It's no surprise that I have a penchant for big, bold flavors and hearty, saucy dishes that you can mop up with some kind of carb. However, once in a while, perhaps after taking a glimpse of your winter bod in the mirror and realizing you've maybe gone a little too far, you crave something lighter and healthier to nourish you. And anytime I go light, I go with fish. Not only is it healthier, but it's quick to prepare and there are a million ways to make fish delicious.
This simple cod recipe evokes the clean, fresh flavors of the Mediterranean. Delicate cod pairs well with salty olives, sweet tomatoes, and hearty potatoes. All you really need to flavor these pure ingredients are salt, pepper, lemon, and garlic.
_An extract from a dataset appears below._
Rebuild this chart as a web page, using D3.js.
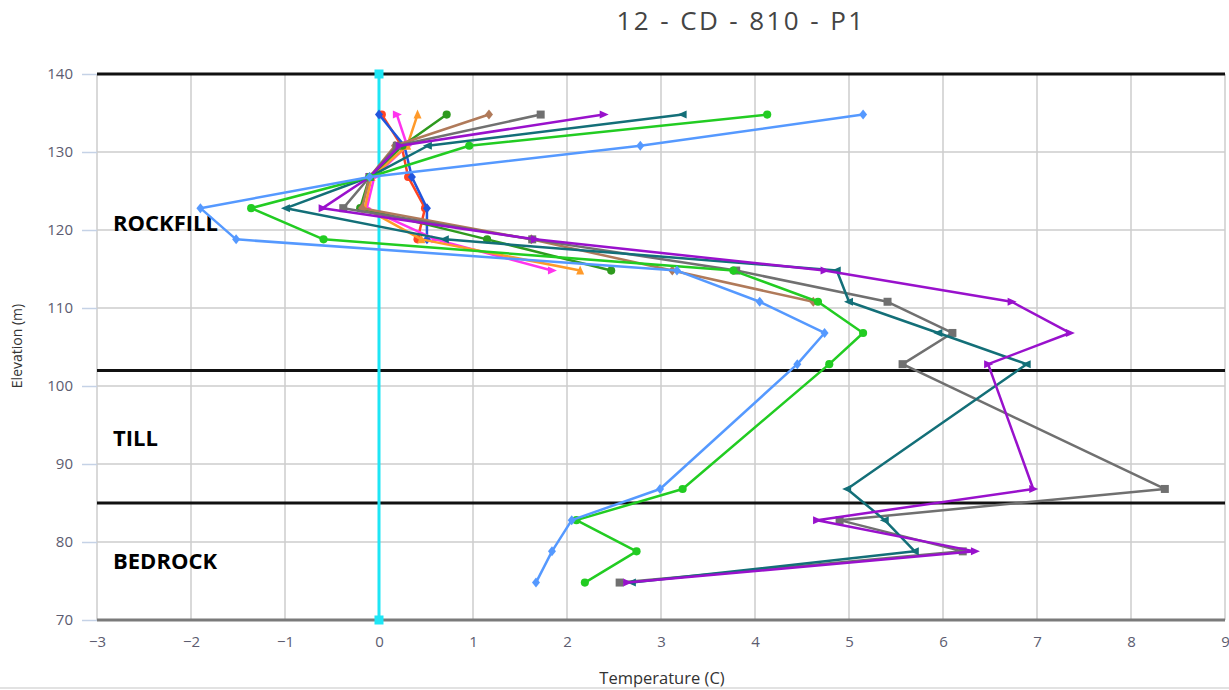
<!DOCTYPE html>
<html><head><meta charset="utf-8">
<script src="https://cdn.jsdelivr.net/npm/d3@7"></script>
<style>html,body{margin:0;padding:0;background:#fff;}svg{display:block;}</style>
</head><body><svg id="c" width="1229" height="690"></svg>
<script>
// ---- data ----
const elevations = [134.8,130.8,126.8,122.8,118.8,114.8,110.8,106.8,102.8,86.8,82.8,78.8,74.8];
const sRed       = [0.03,0.24,0.31,0.49,0.41,null,null,null,null,null,null,null,null];
const sBlue      = [0.0,0.27,0.35,0.51,0.51,null,null,null,null,null,null,null,null];
const sMagenta   = [0.19,0.30,-0.05,-0.13,0.60,1.84,null,null,null,null,null,null,null];
const sOrange    = [0.41,0.30,-0.08,-0.15,0.45,2.14,null,null,null,null,null,null,null];
const sDarkGreen = [0.72,0.25,-0.10,-0.20,1.15,2.47,null,null,null,null,null,null,null];
const sBrown     = [1.17,0.17,-0.10,-0.18,1.62,3.12,4.62,null,null,null,null,null,null];
const sGray      = [1.72,0.19,-0.10,-0.38,1.63,3.80,5.41,6.10,5.57,8.36,4.90,6.21,2.56];
const sTeal      = [3.23,0.52,-0.10,-0.99,0.70,4.87,5.00,5.95,6.89,4.98,5.38,5.70,2.69];
const sPurple    = [2.39,0.22,-0.10,-0.60,1.66,4.74,6.73,7.35,6.48,6.96,4.66,6.34,2.64];
const sGreen     = [4.13,0.96,-0.10,-1.36,-0.59,3.77,4.67,5.15,4.79,3.23,2.10,2.74,2.19];
const sLightBlue = [5.15,2.78,-0.10,-1.90,-1.52,3.17,4.05,4.74,4.45,2.99,2.05,1.84,1.67];

const xTicks = [-3,-2,-1,0,1,2,3,4,5,6,7,8,9];
const yTicks = [70,80,90,100,110,120,130,140];
const layerLines = [140,102,85];
const layerLabels = [{t:"ROCKFILL",e:120.6},{t:"TILL",e:93.1},{t:"BEDROCK",e:77.3}];
const titleText = "12 - CD - 810 - P1";

const series = [
  {v:sRed,c:"#ff4422",m:"circle"},
  {v:sBlue,c:"#2255dd",m:"diamond"},
  {v:sMagenta,c:"#ff33ee",m:"triRight"},
  {v:sOrange,c:"#ff9a2a",m:"triUp"},
  {v:sDarkGreen,c:"#2e9a1e",m:"circle"},
  {v:sBrown,c:"#b07a5a",m:"diamond"},
  {v:sGray,c:"#707070",m:"square"},
  {v:sTeal,c:"#136f78",m:"triLeft"},
  {v:sPurple,c:"#9911cc",m:"triRight"},
  {v:sGreen,c:"#22cc22",m:"circle"},
  {v:sLightBlue,c:"#5599ff",m:"diamond"}
];

// ---- layout ----
const svg = d3.select("#c");
const x = d3.scaleLinear().domain([-3,9]).range([97,1225]);
const y = d3.scaleLinear().domain([70,140]).range([620,74]);
const fontTick = "'Open Sans', 'DejaVu Sans', sans-serif";

// grid
const g = svg.append("g");
g.selectAll(".vg").data(xTicks).join("line")
  .attr("x1",d=>x(d)).attr("x2",d=>x(d)).attr("y1",y(140)).attr("y2",y(70))
  .attr("stroke","#cccccc").attr("stroke-width",1.5);
g.selectAll(".hg").data(yTicks.filter(d=>d>70&&d<140)).join("line")
  .attr("x1",x(-3)).attr("x2",x(9)).attr("y1",d=>y(d)).attr("y2",d=>y(d))
  .attr("stroke","#cccccc").attr("stroke-width",1.5);

// y axis
const yAxis = d3.axisLeft(y).tickValues(yTicks).tickSize(15).tickPadding(9).tickFormat(d3.format("d"));
const ya = svg.append("g").attr("transform",`translate(${x(-3)},0)`).call(yAxis);
ya.select(".domain").remove();
ya.selectAll(".tick line").attr("stroke","#c5d2e6").attr("stroke-width",1.5);
ya.selectAll(".tick text").attr("fill","#5c5c70").style("font-family",fontTick).style("font-size","15px");

// x axis
const xAxis = d3.axisBottom(x).tickValues(xTicks).tickSize(0).tickPadding(16)
  .tickFormat(d=> d<0 ? "\u2212"+Math.abs(d) : String(d));
const xa = svg.append("g").attr("transform",`translate(0,${y(70)})`).call(xAxis);
xa.select(".domain").remove();
xa.selectAll(".tick text").attr("fill","#5c5c70").style("font-family",fontTick).style("font-size","15px");

// bottom axis line
svg.append("line").attr("x1",x(-3)).attr("x2",x(9)).attr("y1",y(70)).attr("y2",y(70))
  .attr("stroke","#7a7a7a").attr("stroke-width",3);

// layer boundary lines
svg.selectAll(".lay").data(layerLines).join("line")
  .attr("x1",x(-3)).attr("x2",x(9)).attr("y1",d=>y(d)).attr("y2",d=>y(d))
  .attr("stroke","#111").attr("stroke-width",3);

// cyan zero line
svg.append("line").attr("x1",x(0)).attr("x2",x(0)).attr("y1",y(140)).attr("y2",y(70))
  .attr("stroke","#1ee6f5").attr("stroke-width",3);
svg.selectAll(".cz").data([140,70]).join("rect")
  .attr("x",x(0)-4.5).attr("y",d=>y(d)-4.5).attr("width",9).attr("height",9).attr("fill","#1ee6f5");

// layer labels
svg.selectAll(".ll").data(layerLabels).join("text")
  .attr("x",113).attr("y",d=>y(d.e)).text(d=>d.t)
  .style("font-family","'Open Sans', 'DejaVu Sans', sans-serif").style("font-weight","bold")
  .style("font-size","22px").attr("fill","#000").attr("dominant-baseline","middle");

// markers
function markerPath(type, s){
  switch(type){
    case "circle": return d3.symbol(d3.symbolCircle, 52)();
    case "square": return `M${-s},${-s}H${s}V${s}H${-s}Z`;
    case "diamond": return `M0,${-s-1}L${s},0L0,${s+1}L${-s},0Z`;
    case "triUp": return `M0,${-s-1}L${s},${s}L${-s},${s}Z`;
    case "triRight": return `M${s+1},0L${-s},${-s}L${-s},${s}Z`;
    case "triLeft": return `M${-s-1},0L${s},${-s}L${s},${s}Z`;
  }
}

const line = d3.line().defined(d=>d.t!=null).x(d=>x(d.t)).y(d=>y(d.e));
series.forEach(s=>{
  const pts = elevations.map((e,i)=>({e:e,t:s.v[i]}));
  svg.append("path").datum(pts).attr("d",line).attr("fill","none")
    .attr("stroke",s.c).attr("stroke-width",2.5).attr("stroke-linejoin","round");
  svg.append("g").selectAll("path").data(pts.filter(d=>d.t!=null)).join("path")
    .attr("transform",d=>`translate(${x(d.t)},${y(d.e)})`)
    .attr("d",markerPath(s.m,4)).attr("fill",s.c);
});

// titles
svg.append("text").attr("x",741).attr("y",30).attr("text-anchor","middle").text(titleText)
  .style("font-family","'Open Sans', 'DejaVu Sans', sans-serif").style("font-size","26px")
  .style("letter-spacing","2.4px").attr("fill","#444");
svg.append("text").attr("transform","translate(22,346) rotate(-90)").attr("text-anchor","middle")
  .text("Elevation (m)").style("font-family",fontTick).style("font-size","14px").attr("fill","#333");
svg.append("text").attr("x",662).attr("y",684).attr("text-anchor","middle")
  .text("Temperature (C)").style("font-family",fontTick).style("font-size","16.5px").attr("fill","#333");
svg.append("line").attr("x1",0).attr("x2",1229).attr("y1",688).attr("y2",688)
  .attr("stroke","#d8d8d8").attr("stroke-width",1.5);
</script></body></html>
I was lucky to find gorgeous cherry tomatoes on the vine, but you can easily use grape tomatoes or cherry tomatoes off the vine. Kalamata olives are a good choice for this dish, but I used a nice mix of Kalamata and green olives. As for the potatoes, you can replace the red new potatoes with regular new potatoes, Yukon gold potatoes, or fingerling potatoes.
The whole thing should come together in less than 40 minutes (the most time-consuming part is waiting for the water to boil!). Recipe below.
4 cod fillets (6 to 8 ounces each)
2 lbs red new potatoes
1 pint cherry or grape tomatoes, whole
1/2 cup pitted olives (I used green and Kalamata)
4 cloves garlic, sliced
1 tablespoon plus 1 teaspoon olive oil
Salt and pepper
Lemon slices, for garnishing (optional)
- Cover potatoes with cold water in a pot, season with salt, and bring to a boil. Boil until fork tender (about 15 minutes).
- While potatoes are boiling, rub both sides of the cod fillets with 1 teaspoon olive oil and season both sides with salt and pepper.
- When potatoes are ready, drain them in a colander and let them cool for a bit. Then chop them into quarters.
- Heat a nonstick skillet with 1 tablespoon olive oil on medium-high heat and add the cod, skin side down if there is skin. Cook without turning for about 4 minutes until the skin is crispy or the side touching the pan is browned.
- Flip the fillets over and add the potatoes, tomatoes, olives, and garlic. Season potatoes with salt and pepper, drizzle everything with the half lemon, and cook for about 3 to 4 minutes until the fish flakes with a fork and the tomatoes soften.
- This can be done in batches if not everything fits into the skillet.
- Garnish with lemon slices if you wish.